Rejoicing on Juneteenth


A Reflection written by Executive Vice President of Diversity, Equity, Inclusion & Ministry, Janai Downs 

When the pandemic hit March 2020, churches made the tough decision to close their doors to keep congregants safe from the coronavirus. This closure sustained, for many churches, for the remainder of 2020 and all of 2021. At many Black churches, it seemed fitting to reopen the doors for Watch Night Services on the eve of 2022. Watch Night Services are unique to the Black church. They are usually a couple hours long, designed very similarly to the Sunday morning worship experience with exhortation, singing, praying, and the preached Word, only they are set to the latter part of the day, usually close to midnight and culminating with a countdown to midnight or midnight prayer.

The very first Watch Night Service was held on January 1, 1863 when Black people, enslaved and free, gathered in churches all across the country, awaiting the news of their freedom. At midnight, prayers were answered! Enslaved people had been freed by the Emancipation Proclamation, signed by President Lincoln. Those who were enslaved “shall be then, thenceforward, and forever free.” However, it didn’t apply to certain areas such as Texas, which left the Union and joined the Confederacy during the Civil War. Nearly two and a half years later, on June 19, 1865, two months after the Civil War ended, Major General Gordon Granger rode into Galveston, Texas with a decree to free enslaved people. “The people of Texas are informed that, in accordance with a proclamation from the Executive of the United States, all slaves are free.” Freedom finally came to more than 250,000 enslaved Black people.

It’s important to note the significance of this decree as we consider what slavery in America was. The trans-Atlantic slave trade began as early as the 15th century. The first slave ship came into Jamestown, Virginia in 1619. This was not a cruise ship of vacationing Black people coming to tour the new world, but instead, a horrific journey of human beings taken captive, shackled, overheating, thirsty, starving, and brutally beaten. Those that survived were sold and exploited into a system of slavery that was commercialized, racialized, and inherited. Slavery was not work for a little less pay. Slavery was a nightmare that has haunted Black lives for generations. That system persisted to the detriment of Black people, and for the protection and prosperity of White people. Mum Bett, later known as Elizabeth Freeman, an enslaved Black woman who sued for her freedom and won, helps us to grasp the horrors of slavery. “If one minute’s freedom had been offered to me, and I had been told I must die at the end of that minute, I would have taken it.”

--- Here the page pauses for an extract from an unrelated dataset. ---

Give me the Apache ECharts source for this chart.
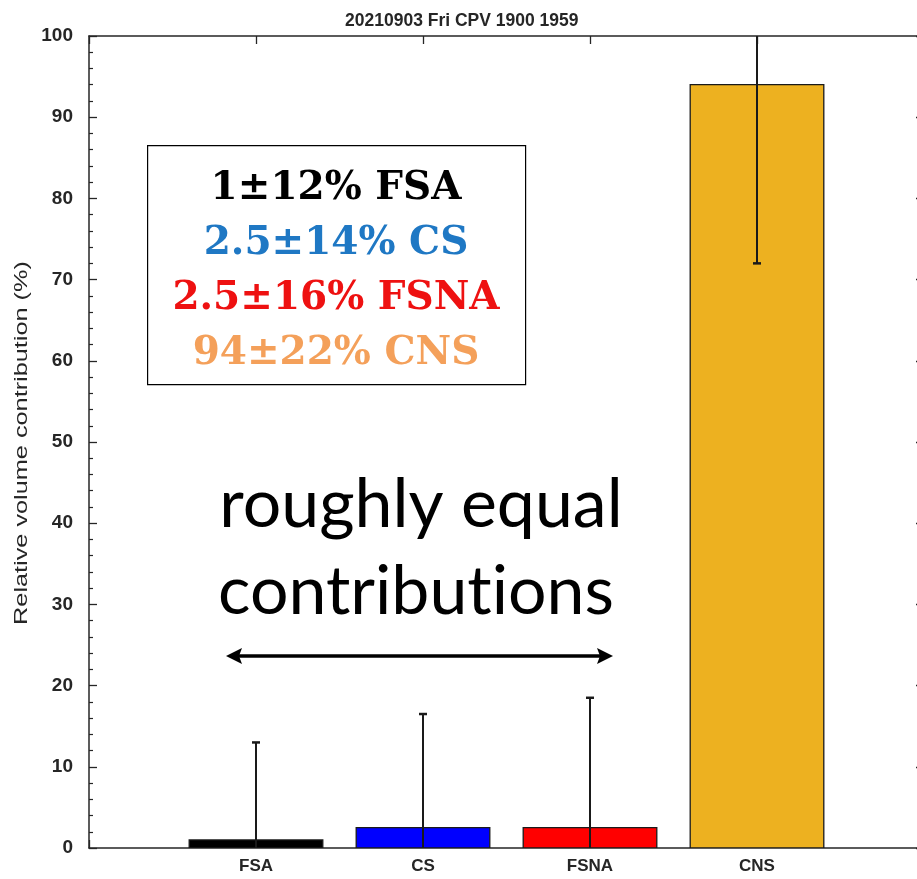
<!DOCTYPE html>
<html>
<head>
<meta charset="utf-8">
<style>
  html, body { margin: 0; padding: 0; background: #fff; }
  #chart { width: 917px; height: 879px; }
</style>
<script src="https://cdn.jsdelivr.net/npm/echarts@6/dist/echarts.min.js"></script>
</head>
<body>
<div id="chart"></div>
<script>
// Source categories and their relative volume contributions (%)
const categories = ['FSA', 'CS', 'FSNA', 'CNS'];
const contributions = [1, 2.5, 2.5, 94];
const uncertainties = [12, 14, 16, 22];
const barColors = ['#000000', '#0000FF', '#FF0000', '#EDB120'];
const yTicks = [0, 10, 20, 30, 40, 50, 60, 70, 80, 90, 100];

// Summary lines shown in the boxed note
const summaryLines = ['1±12% FSA', '2.5±14% CS', '2.5±16% FSNA', '94±22% CNS'];
const summaryColors = ['#000000', '#1F78C4', '#EE1111', '#F4A05A'];

const chart = echarts.init(document.getElementById('chart'), null, { renderer: 'canvas' });

const axisColor = '#262626';
const sans = 'Liberation Sans, Arial, sans-serif';

const barData = categories.map((c, i) => [i + 1, contributions[i], i]);
const errData = categories.map((c, i) => [i + 1, contributions[i] - uncertainties[i], contributions[i] + uncertainties[i]]);

function baseX(show) {
  return {
    type: 'value', min: 0, max: 5, interval: 1,
    axisLine: { show: true, onZero: false, lineStyle: { color: axisColor, width: 1.5 } },
    axisTick: { show: true, inside: true, length: 8, lineStyle: { color: axisColor, width: 1.3 } },
    splitLine: { show: false },
    axisLabel: show ? {
      margin: 10,
      color: axisColor, fontFamily: sans, fontWeight: 'bold', fontSize: 17,
      formatter: v => categories[v - 1] || ''
    } : { show: false }
  };
}
function baseY(show) {
  return {
    type: 'value', min: yTicks[0], max: yTicks[yTicks.length - 1], interval: yTicks[1] - yTicks[0],
    axisLine: { show: true, onZero: false, lineStyle: { color: axisColor, width: 1.5 } },
    axisTick: { show: true, inside: true, length: 8, lineStyle: { color: axisColor, width: 1.3 } },
    minorTick: { show: true, splitNumber: 5, length: 4, lineStyle: { color: axisColor, width: 1.2 } },
    splitLine: { show: false },
    axisLabel: show ? { margin: 16, color: axisColor, fontFamily: sans, fontWeight: 'bold', fontSize: 19 } : { show: false }
  };
}

const xBottom = baseX(true); xBottom.position = 'bottom';
const xTop = baseX(false); xTop.position = 'top';
const yLeft = baseY(true); yLeft.position = 'left';
const yRight = baseY(false); yRight.position = 'right';

chart.setOption({
  animation: false,
  backgroundColor: '#ffffff',
  title: {
    text: '20210903 Fri CPV 1900 1959',
    left: 340,
    top: 7,
    textStyle: { color: '#262626', fontFamily: sans, fontWeight: 'bold', fontSize: 17.5 }
  },
  grid: { left: 89, top: 36, width: 835, height: 812, containLabel: false, outerBoundsMode: 'none' },
  xAxis: [xBottom, xTop],
  yAxis: [yLeft, yRight],
  series: [
    {
      type: 'custom',
      xAxisIndex: 0, yAxisIndex: 0,
      clip: true,
      data: barData,
      renderItem: function (params, api) {
        const x = api.value(0), v = api.value(1), idx = api.value(2);
        const p0 = api.coord([x - 0.4, v]);
        const p1 = api.coord([x + 0.4, 0]);
        return {
          type: 'rect',
          shape: { x: p0[0], y: p0[1], width: p1[0] - p0[0], height: p1[1] - p0[1] },
          style: { fill: barColors[idx], stroke: '#1a1a1a', lineWidth: 1.3 }
        };
      },
      z: 2
    },
    {
      type: 'custom',
      xAxisIndex: 0, yAxisIndex: 0,
      clip: true,
      data: errData,
      renderItem: function (params, api) {
        const x = api.value(0);
        const lo = api.coord([x, api.value(1)]);
        const hi = api.coord([x, api.value(2)]);
        const cap = 4;
        const st = { stroke: '#1a1a1a', lineWidth: 2 };
        const capSt = { stroke: '#1a1a1a', lineWidth: 2.5 };
        return {
          type: 'group',
          children: [
            { type: 'line', shape: { x1: lo[0], y1: lo[1], x2: hi[0], y2: hi[1] }, style: st },
            { type: 'line', shape: { x1: lo[0] - cap, y1: lo[1], x2: lo[0] + cap, y2: lo[1] }, style: capSt },
            { type: 'line', shape: { x1: hi[0] - cap, y1: hi[1], x2: hi[0] + cap, y2: hi[1] }, style: capSt }
          ]
        };
      },
      z: 3
    }
  ],
  graphic: [
    // Y-axis title, stretched along its length
    {
      type: 'text', z: 11,
      x: 22, y: 443,
      rotation: Math.PI / 2,
      scaleX: 1.33,
      style: {
        text: 'Relative volume contribution (%)', fill: '#262626',
        font: '19px "Liberation Sans", Arial, sans-serif',
        textAlign: 'center', textVerticalAlign: 'middle'
      }
    },
    // Boxed summary note
    {
      type: 'rect', left: 147, top: 145, z: 10,
      shape: { width: 378, height: 239 },
      style: { fill: '#ffffff', stroke: '#000000', lineWidth: 1.2 }
    },
    ...summaryLines.map((t, i) => ({
      type: 'text', z: 11,
      x: 336, y: 189 + i * 55,
      style: {
        text: t, fill: summaryColors[i],
        font: 'bold 39px "DejaVu Serif", "Liberation Serif", serif',
        textAlign: 'center', textVerticalAlign: 'middle'
      }
    })),
    // Annotation text
    {
      type: 'text', z: 11, x: 421, y: 539,
      style: {
        text: 'roughly equal', fill: '#000000',
        font: '68px Lato, "Open Sans", sans-serif',
        textAlign: 'center', textVerticalAlign: 'bottom'
      }
    },
    {
      type: 'text', z: 11, x: 416, y: 626,
      style: {
        text: 'contribut\u200Cions', fill: '#000000',
        font: '68px Lato, "Open Sans", sans-serif',
        textAlign: 'center', textVerticalAlign: 'bottom'
      }
    },
    // Double-headed arrow under the annotation
    {
      type: 'line', z: 11,
      shape: { x1: 236, y1: 656, x2: 603, y2: 656 },
      style: { stroke: '#000000', lineWidth: 3.5 }
    },
    {
      type: 'polygon', z: 11,
      shape: { points: [[226, 656], [242, 648], [239, 656], [242, 664]] },
      style: { fill: '#000000' }
    },
    {
      type: 'polygon', z: 11,
      shape: { points: [[613, 656], [597, 648], [600, 656], [597, 664]] },
      style: { fill: '#000000' }
    }
  ]
});
</script>
</body>
</html>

Imagine, then, what it must have been like for those that attended that first Watch Night service in 1863, to be finally freed from this unlivable horror. Imagine, still, what it must have been like for 250,000 enslaved Black souls in Texas to endure the horror beyond the initial decree and be finally freed two and a half years later.

Juneteenth has since been celebrated with rejoicing, with singing, with dancing, with parades, festivals, cookouts, marches, picnics, and readings.

The name Juneteenth is a combination of June and Nineteenth, and is celebrated annually on June 19, the anniversary of the day the last of the slaves were finally and officially set free. Last year, days before Juneteenth in 2021, President Biden signed a bill to recognize Juneteenth as the 11th federal holiday, making it the first new federal holiday since 1983 when Martin Luther King Jr. Day was established. Since it falls on a Sunday this year, the holiday will be observed on Monday, June 20.

I invite you to observe this day by imagining, reflecting, and then rejoicing in freedom for all.